Here we are yet again, watching this boring thing: The Mets are bad, and, thanks ultimately to the Wilpons, they have limited prospects for improvement. As a fan, you can deal with a bad team if there is hope on the horizon, and you can enjoy the hell out of a good team regardless of what comes next; but this Metsian, Wilponian combination of mediocrity (at best) and hopelessness is toxic.

Yes, it’s only May. Right, every team goes through a series of highs and lows throughout an impossibly long season. Sure, even good teams look bad when they lose.

The Mets aren’t a good baseball team, though. Even setting aside the wretched embarrassment of batting out of order(!!!!!!), the Mets just lost a series to one of the worst teams in baseball in a ballpark that almost rivals Yankee Stadium for its proportional absurdity; and yet the Reds outscored the Mets 15 to 10 in this three-game series.

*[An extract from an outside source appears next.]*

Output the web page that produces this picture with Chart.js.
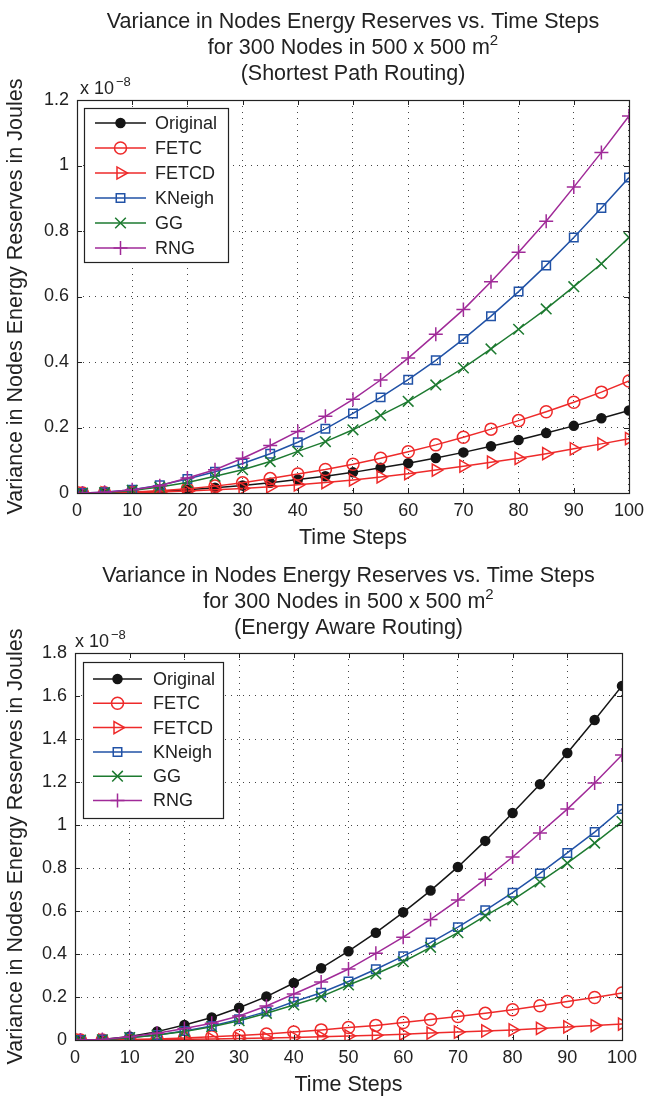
<!DOCTYPE html>
<html>
<head>
<meta charset="utf-8">
<script src="https://cdn.jsdelivr.net/npm/chart.js@4.4.1/dist/chart.umd.min.js"></script>
<style>
  html, body { margin: 0; padding: 0; background: #fff; }
  canvas { display: block; }
</style>
</head>
<body>
<canvas id="shortestChart" width="651" height="550"></canvas>
<canvas id="energyChart" width="651" height="550"></canvas>
<script>
// values are in units of 1e-8 J
const timeSteps = [1, 5, 10, 15, 20, 25, 30, 35, 40, 45, 50, 55, 60, 65, 70, 75, 80, 85, 90, 95, 100];
const seriesLabels = ['Original', 'FETC', 'FETCD', 'KNeigh', 'GG', 'RNG'];

// Shortest Path Routing
const spOriginal = [0, 0.0005, 0.002, 0.005, 0.01, 0.016, 0.023, 0.031, 0.041, 0.051, 0.063, 0.077, 0.091, 0.107, 0.124, 0.143, 0.162, 0.183, 0.205, 0.228, 0.252];
const spFETC = [0, 0.001, 0.003, 0.007, 0.013, 0.021, 0.031, 0.044, 0.058, 0.072, 0.088, 0.106, 0.126, 0.147, 0.17, 0.195, 0.221, 0.248, 0.277, 0.308, 0.342];
const spFETCD = [0, 0.0003, 0.001, 0.003, 0.006, 0.01, 0.014, 0.019, 0.025, 0.032, 0.04, 0.049, 0.059, 0.07, 0.082, 0.094, 0.106, 0.12, 0.135, 0.15, 0.166];
const spKNeigh = [0, 0.002, 0.01, 0.024, 0.043, 0.065, 0.09, 0.12, 0.155, 0.196, 0.243, 0.292, 0.346, 0.405, 0.47, 0.54, 0.615, 0.695, 0.78, 0.87, 0.963];
const spGG = [0, 0.001, 0.008, 0.018, 0.032, 0.051, 0.071, 0.096, 0.127, 0.157, 0.193, 0.237, 0.28, 0.33, 0.382, 0.44, 0.5, 0.562, 0.63, 0.70, 0.78];
const spRNG = [0, 0.002, 0.01, 0.022, 0.046, 0.071, 0.106, 0.145, 0.188, 0.234, 0.286, 0.345, 0.412, 0.485, 0.56, 0.645, 0.735, 0.83, 0.934, 1.04, 1.151];

// Energy Aware Routing
const eaOriginal = [0, 0.002, 0.016, 0.039, 0.07, 0.105, 0.15, 0.202, 0.265, 0.334, 0.413, 0.499, 0.594, 0.695, 0.805, 0.926, 1.056, 1.19, 1.335, 1.488, 1.647];
const eaFETC = [0, 0.0005, 0.002, 0.005, 0.009, 0.015, 0.021, 0.028, 0.037, 0.047, 0.058, 0.068, 0.081, 0.095, 0.109, 0.124, 0.141, 0.159, 0.179, 0.198, 0.219];
const eaFETCD = [0, 0, 0.001, 0.002, 0.003, 0.005, 0.007, 0.009, 0.012, 0.015, 0.019, 0.022, 0.027, 0.032, 0.037, 0.042, 0.047, 0.054, 0.061, 0.067, 0.074];
const eaKNeigh = [0, 0.002, 0.012, 0.023, 0.042, 0.065, 0.096, 0.132, 0.178, 0.22, 0.272, 0.329, 0.39, 0.453, 0.525, 0.603, 0.685, 0.775, 0.87, 0.967, 1.074];
const eaGG = [0, 0.001, 0.011, 0.023, 0.039, 0.062, 0.09, 0.124, 0.163, 0.202, 0.256, 0.307, 0.364, 0.431, 0.499, 0.577, 0.651, 0.735, 0.823, 0.916, 1.016];
const eaRNG = [0, 0.002, 0.015, 0.031, 0.054, 0.078, 0.112, 0.158, 0.214, 0.27, 0.33, 0.403, 0.478, 0.561, 0.651, 0.748, 0.851, 0.963, 1.074, 1.195, 1.326];

const xTickLabels = ['0', '10', '20', '30', '40', '50', '60', '70', '80', '90', '100'];
const spYTickLabels = ['0', '0.2', '0.4', '0.6', '0.8', '1', '1.2'];
const eaYTickLabels = ['0', '0.2', '0.4', '0.6', '0.8', '1', '1.2', '1.4', '1.6', '1.8'];

const FONT = '"Liberation Sans", Arial, Helvetica, sans-serif';
const TEXT = '#222';

const styles = {
    Original: { color: '#151515', pointStyle: 'circle', radius: 4.5, filled: true },
    FETC: { color: '#ee2a2a', pointStyle: 'circle', radius: 6 },
    FETCD: { color: '#ee2a2a', pointStyle: 'triangle', radius: 7, rotation: 90 },
    KNeigh: { color: '#2152a6', pointStyle: 'rect', radius: 6 },
    GG: { color: '#1d7a30', pointStyle: 'crossRot', radius: 7.5 },
    RNG: { color: '#a02a98', pointStyle: 'cross', radius: 7 },
};

function makeDatasets(valueLists) {
    return seriesLabels.map(function (name, i) {
        const s = styles[name];
        return {
            label: name,
            data: timeSteps.map(function (t, k) { return { x: t, y: valueLists[i][k] }; }),
            borderColor: s.color,
            backgroundColor: s.filled ? s.color : 'rgba(0,0,0,0)',
            borderWidth: 1.5,
            pointStyle: s.pointStyle,
            pointRadius: s.radius,
            pointRotation: s.rotation || 0,
            pointBorderWidth: 1.5,
            pointHoverRadius: s.radius,
            tension: 0,
            order: seriesLabels.length - i,
        };
    });
}

function drawRuns(ctx, runs, cx, y, size) {
    const big = size + 'px ' + FONT;
    const small = Math.round(size * 0.7) + 'px ' + FONT;
    let w = 0;
    runs.forEach(function (r) { ctx.font = r.sup ? small : big; w += ctx.measureText(r.t).width; });
    let x = cx - w / 2;
    ctx.textAlign = 'left';
    ctx.textBaseline = 'alphabetic';
    runs.forEach(function (r) {
        ctx.font = r.sup ? small : big;
        ctx.fillText(r.t, x, r.sup ? y - size * 0.42 : y);
        x += ctx.measureText(r.t).width;
    });
}

const matlabPlugin = {
    id: 'matlabFrame',
    afterDraw(chart, args, opts) {
        const ctx = chart.ctx;
        const a = chart.chartArea;
        const xs = chart.scales.x;
        const ys = chart.scales.y;
        ctx.save();
        ctx.fillStyle = TEXT;
        ctx.strokeStyle = TEXT;

        // inward tick marks on all four sides
        ctx.lineWidth = 1;
        ctx.beginPath();
        xs.ticks.forEach(function (t) {
            const px = Math.round(xs.getPixelForValue(t.value)) + 0.5;
            ctx.moveTo(px, a.bottom); ctx.lineTo(px, a.bottom - 5);
            ctx.moveTo(px, a.top); ctx.lineTo(px, a.top + 5);
        });
        ys.ticks.forEach(function (t) {
            const py = Math.round(ys.getPixelForValue(t.value)) + 0.5;
            ctx.moveTo(a.left, py); ctx.lineTo(a.left + 5, py);
            ctx.moveTo(a.right, py); ctx.lineTo(a.right - 5, py);
        });
        ctx.stroke();
        ctx.lineWidth = 1.2;
        ctx.strokeRect(Math.round(a.left) + 0.5, Math.round(a.top) + 0.5,
            Math.round(a.right - a.left), Math.round(a.bottom - a.top));

        // titles
        const cx = (a.left + a.right) / 2;
        opts.title.forEach(function (runs, i) {
            drawRuns(ctx, runs, cx, opts.titleY[i], 21.5);
        });

        // exponent
        ctx.textAlign = 'left';
        ctx.textBaseline = 'alphabetic';
        ctx.font = '18px ' + FONT;
        const ex = a.left + opts.expDx;
        ctx.fillText('x 10', ex, a.top - 6);
        const ew = ctx.measureText('x 10').width;
        ctx.font = '13px ' + FONT;
        ctx.fillText('\u22128', ex + ew + 2, a.top - 14);

        // axis titles
        ctx.font = '21.5px ' + FONT;
        ctx.textAlign = 'center';
        ctx.textBaseline = 'middle';
        ctx.fillText('Time Steps', cx, opts.xTitleY);
        ctx.save();
        ctx.translate(opts.yTitleX, (a.top + a.bottom) / 2);
        ctx.rotate(-Math.PI / 2);
        ctx.fillText('Variance in Nodes Energy Reserves in Joules', 0, 0);
        ctx.restore();

        // legend box
        const L = opts.legend;
        ctx.fillStyle = '#fff';
        ctx.fillRect(L.left, L.top, L.right - L.left, L.bottom - L.top);
        ctx.strokeStyle = TEXT;
        ctx.lineWidth = 1.2;
        ctx.strokeRect(L.left + 0.5, L.top + 0.5, L.right - L.left, L.bottom - L.top);
        chart.data.datasets.forEach(function (ds, i) {
            const y = L.rowY + i * L.rowStep;
            ctx.strokeStyle = ds.borderColor;
            ctx.lineWidth = 1.5;
            ctx.beginPath();
            ctx.moveTo(L.lineX0, y); ctx.lineTo(L.lineX1, y);
            ctx.stroke();
            ctx.fillStyle = ds.backgroundColor;
            Chart.helpers.drawPoint(ctx, {
                pointStyle: ds.pointStyle,
                rotation: ds.pointRotation,
                radius: ds.pointRadius,
                borderWidth: 1.5,
            }, (L.lineX0 + L.lineX1) / 2, y);
            ctx.fillStyle = TEXT;
            ctx.font = '18px ' + FONT;
            ctx.textAlign = 'left';
            ctx.textBaseline = 'middle';
            ctx.fillText(ds.label, L.textX, y + 1);
        });
        ctx.restore();
    },
};

function buildChart(canvasId, valueLists, yMax, yLabels, g) {
    const canvas = document.getElementById(canvasId);
    return new Chart(canvas, {
        type: 'line',
        data: { datasets: makeDatasets(valueLists) },
        options: {
            responsive: false,
            animation: false,
            layout: { padding: { left: 0, right: g.padRight, top: g.padTop, bottom: 0 } },
            plugins: {
                legend: { display: false },
                tooltip: { enabled: false },
                title: { display: false },
                matlabFrame: g.frame,
            },
            scales: {
                x: {
                    type: 'linear',
                    min: 0,
                    max: 100,
                    afterFit: function (scale) { scale.height = g.xHeight; },
                    ticks: {
                        stepSize: 10,
                        padding: 7,
                        color: TEXT,
                        font: { family: FONT, size: 18 },
                        callback: function (v, i) { return xTickLabels[i]; },
                    },
                    grid: { color: '#444', lineWidth: 1, drawTicks: false },
                    border: { display: false, dash: [1, 5] },
                },
                y: {
                    min: 0,
                    max: yMax,
                    afterFit: function (scale) { scale.width = g.yWidth; },
                    ticks: {
                        stepSize: 0.2,
                        padding: 8,
                        color: TEXT,
                        font: { family: FONT, size: 18 },
                        callback: function (v, i) { return yLabels[i]; },
                    },
                    grid: { color: '#444', lineWidth: 1, drawTicks: false },
                    border: { display: false, dash: [1, 5] },
                },
            },
        },
        plugins: [matlabPlugin],
    });
}

const titleTop = [{ t: 'Variance in Nodes Energy Reserves vs. Time Steps' }];
const titleMid = [{ t: 'for 300 Nodes in 500 x 500 m' }, { t: '2', sup: true }];

buildChart('shortestChart',
    [spOriginal, spFETC, spFETCD, spKNeigh, spGG, spRNG],
    1.2, spYTickLabels,
    {
        padRight: 16, padTop: 100, xHeight: 57, yWidth: 77,
        frame: {
            title: [titleTop, titleMid, [{ t: '(Shortest Path Routing)' }]],
            titleY: [28, 54, 80],
            expDx: 3,
            xTitleY: 538,
            yTitleX: 16,
            legend: { left: 84, top: 108, right: 228, bottom: 262, rowY: 123, rowStep: 25, lineX0: 95, lineX1: 146, textX: 155 },
        },
    });

buildChart('energyChart',
    [eaOriginal, eaFETC, eaFETCD, eaKNeigh, eaGG, eaRNG],
    1.8, eaYTickLabels,
    {
        padRight: 29, padTop: 103, xHeight: 60, yWidth: 75,
        frame: {
            title: [titleTop, titleMid, [{ t: '(Energy Aware Routing)' }]],
            titleY: [32, 58, 84],
            expDx: 0,
            xTitleY: 535,
            yTitleX: 16,
            legend: { left: 83, top: 112, right: 223, bottom: 268, rowY: 129, rowStep: 24.3, lineX0: 93, lineX1: 142, textX: 153 },
        },
    });
</script>
</body>
</html>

Lest readers scurry to YouTube to retort with Ted Berg’s Magna Opus, “Small Sample Size,” remember that the Mets’ performance in this series wasn’t new. The Mets were not on a tear heading into this series; they weren’t even treading water. No, the Mets were dead on arrival in Cincinnati, with injuries piling up and players not playing well.

From a narrative standpoint, it was fitting that the Mets DFA’d Matt Harvey before the series and flipped him to the Reds during it: If there is a more fitting and timely symbol for the lost hope of these once-exciting Mets than Matt Harvey, it is beyond me.

But even that development and all its implications—even that—should be laid at the feet of the Wilpons.

It is a truth so well-established that it feels silly to say it at all: Pitchers break. We can and should expect it, and teams can and should plan for it. One always hopes, of course, that one’s favorite pitchers are somehow exempt, as a select few around the league seem to be, but it usually isn’t true.

This has been litigated before, but it bears repeating: 2017 was the Mets’ Year of the Injury—their starting pitchers very much included. (2016 was no slouch, either.) The offseason’s free agent class featured a handful of top-to-mid-rotation-type starting pitchers. The solution was obvious but for, maddeningly, the Wilpons. Imagine how much better the team would have looked heading into 2018, and would look now, with Jake Arrieta in the fold instead of, or in addition to, Jason Vargas.

It’s just another example among many. That there was never the remotest chance of the Mets landing a player like Arrieta or any of the other intriguing, potentially upper-tier starting pitching options when the team so very clearly needed reinforcements on that front is just another damning knock against the Wilpon-led ownership group.

Now that position players are undergoing Tommy John surgery with seemingly increasing frequency—probably, as Jeff Passan documented in The Arm, due to the long-term effects of the uptick in year-round youth baseball in the last 10 or 15 years—sudden weird, devastating injuries are probably going to be an even more regular part of the game. The teams who are balanced and deep will find ways to overcome, and teams like the Wilpon-led Mets will not.

In a game in which luck already plays an outsized role, it is foolish to gamble on the health of a few oft-injured players. Yet the Mets have done precisely that in their own half-assed way. The results show it, and, one suspects, they will continue to show it to varying degrees as the season plays out. And with no significant reinforcements available in the upper minor leagues and the Wilpons unwilling or unable to significantly improve the major league roster through free agency, it seems likely this franchise will remain adrift for the foreseeable future.